Written instruction: Without the images, print all the entries below exactly as given.

Data for processing:
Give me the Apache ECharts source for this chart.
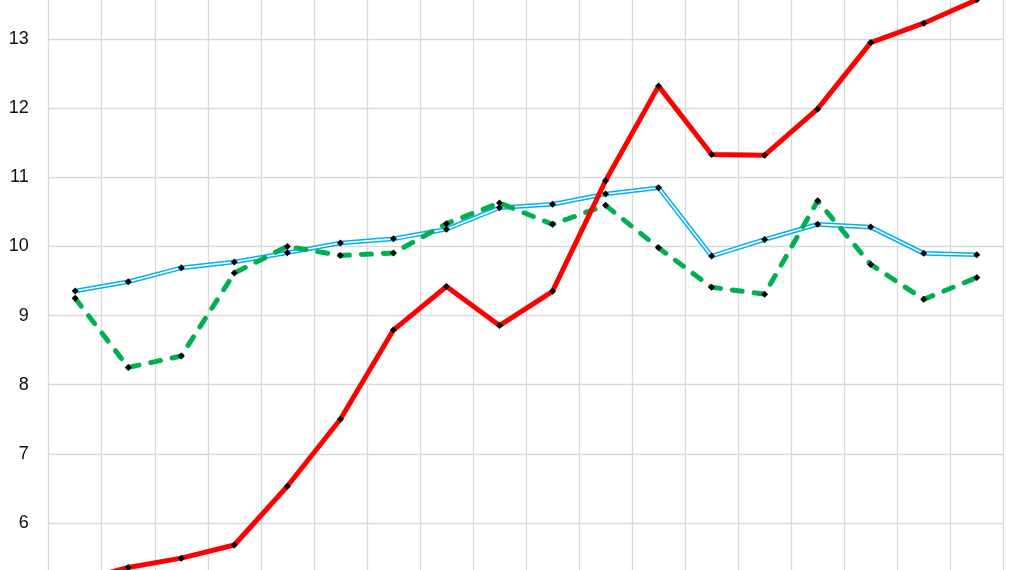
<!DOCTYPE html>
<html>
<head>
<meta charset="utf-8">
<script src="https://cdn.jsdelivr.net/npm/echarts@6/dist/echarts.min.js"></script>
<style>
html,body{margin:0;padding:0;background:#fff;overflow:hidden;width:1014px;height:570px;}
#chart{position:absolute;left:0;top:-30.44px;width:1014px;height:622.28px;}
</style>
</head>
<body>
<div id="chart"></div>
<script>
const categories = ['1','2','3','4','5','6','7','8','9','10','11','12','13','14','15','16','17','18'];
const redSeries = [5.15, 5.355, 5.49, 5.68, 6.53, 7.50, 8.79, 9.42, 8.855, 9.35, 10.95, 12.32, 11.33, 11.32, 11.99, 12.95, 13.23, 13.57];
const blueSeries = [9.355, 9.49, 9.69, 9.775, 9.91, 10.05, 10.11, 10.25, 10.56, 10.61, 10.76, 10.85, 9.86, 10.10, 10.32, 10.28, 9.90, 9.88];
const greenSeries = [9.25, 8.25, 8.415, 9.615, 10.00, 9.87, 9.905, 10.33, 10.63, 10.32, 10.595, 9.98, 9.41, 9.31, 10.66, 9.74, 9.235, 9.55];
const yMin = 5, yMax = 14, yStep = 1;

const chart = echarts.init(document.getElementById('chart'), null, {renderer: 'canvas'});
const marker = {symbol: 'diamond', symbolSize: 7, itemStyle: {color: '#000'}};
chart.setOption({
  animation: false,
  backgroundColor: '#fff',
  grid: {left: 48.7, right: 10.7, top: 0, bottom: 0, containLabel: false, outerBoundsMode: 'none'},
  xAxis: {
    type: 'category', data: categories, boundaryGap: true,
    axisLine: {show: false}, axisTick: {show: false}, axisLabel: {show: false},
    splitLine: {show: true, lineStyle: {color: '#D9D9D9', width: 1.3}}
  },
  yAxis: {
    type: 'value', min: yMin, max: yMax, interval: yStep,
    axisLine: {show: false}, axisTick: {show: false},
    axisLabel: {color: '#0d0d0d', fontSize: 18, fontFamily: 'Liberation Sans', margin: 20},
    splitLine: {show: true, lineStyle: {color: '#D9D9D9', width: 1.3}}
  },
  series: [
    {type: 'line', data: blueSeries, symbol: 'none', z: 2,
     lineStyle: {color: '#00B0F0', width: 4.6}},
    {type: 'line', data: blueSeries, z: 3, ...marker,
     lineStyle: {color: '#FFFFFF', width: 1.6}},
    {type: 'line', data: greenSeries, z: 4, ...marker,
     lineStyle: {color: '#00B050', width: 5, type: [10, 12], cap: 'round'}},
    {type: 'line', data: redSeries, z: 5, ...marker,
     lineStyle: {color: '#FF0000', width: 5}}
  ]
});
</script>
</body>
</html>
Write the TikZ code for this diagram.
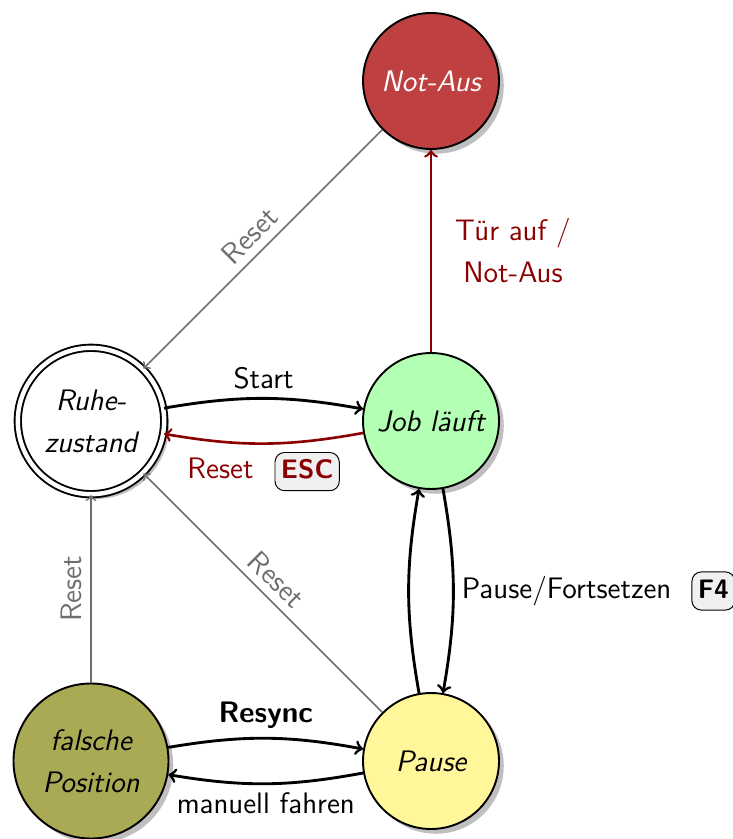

Task answer:
Give me the Apache ECharts source for this chart.
<!DOCTYPE html>
<html>
<head>
<meta charset="utf-8">
<script src="https://cdn.jsdelivr.net/npm/echarts@6/dist/echarts.min.js"></script>
<style>
html,body{margin:0;padding:0;background:#fff;overflow:hidden;width:1014px;height:570px;}
#chart{position:absolute;left:0;top:-30.44px;width:1014px;height:622.28px;}
</style>
</head>
<body>
<div id="chart"></div>
<script>
const categories = ['1','2','3','4','5','6','7','8','9','10','11','12','13','14','15','16','17','18'];
const redSeries = [5.15, 5.355, 5.49, 5.68, 6.53, 7.50, 8.79, 9.42, 8.855, 9.35, 10.95, 12.32, 11.33, 11.32, 11.99, 12.95, 13.23, 13.57];
const blueSeries = [9.355, 9.49, 9.69, 9.775, 9.91, 10.05, 10.11, 10.25, 10.56, 10.61, 10.76, 10.85, 9.86, 10.10, 10.32, 10.28, 9.90, 9.88];
const greenSeries = [9.25, 8.25, 8.415, 9.615, 10.00, 9.87, 9.905, 10.33, 10.63, 10.32, 10.595, 9.98, 9.41, 9.31, 10.66, 9.74, 9.235, 9.55];
const yMin = 5, yMax = 14, yStep = 1;

const chart = echarts.init(document.getElementById('chart'), null, {renderer: 'canvas'});
const marker = {symbol: 'diamond', symbolSize: 7, itemStyle: {color: '#000'}};
chart.setOption({
  animation: false,
  backgroundColor: '#fff',
  grid: {left: 48.7, right: 10.7, top: 0, bottom: 0, containLabel: false, outerBoundsMode: 'none'},
  xAxis: {
    type: 'category', data: categories, boundaryGap: true,
    axisLine: {show: false}, axisTick: {show: false}, axisLabel: {show: false},
    splitLine: {show: true, lineStyle: {color: '#D9D9D9', width: 1.3}}
  },
  yAxis: {
    type: 'value', min: yMin, max: yMax, interval: yStep,
    axisLine: {show: false}, axisTick: {show: false},
    axisLabel: {color: '#0d0d0d', fontSize: 18, fontFamily: 'Liberation Sans', margin: 20},
    splitLine: {show: true, lineStyle: {color: '#D9D9D9', width: 1.3}}
  },
  series: [
    {type: 'line', data: blueSeries, symbol: 'none', z: 2,
     lineStyle: {color: '#00B0F0', width: 4.6}},
    {type: 'line', data: blueSeries, z: 3, ...marker,
     lineStyle: {color: '#FFFFFF', width: 1.6}},
    {type: 'line', data: greenSeries, z: 4, ...marker,
     lineStyle: {color: '#00B050', width: 5, type: [10, 12], cap: 'round'}},
    {type: 'line', data: redSeries, z: 5, ...marker,
     lineStyle: {color: '#FF0000', width: 5}}
  ]
});
</script>
</body>
</html>
Write the TikZ code for this diagram.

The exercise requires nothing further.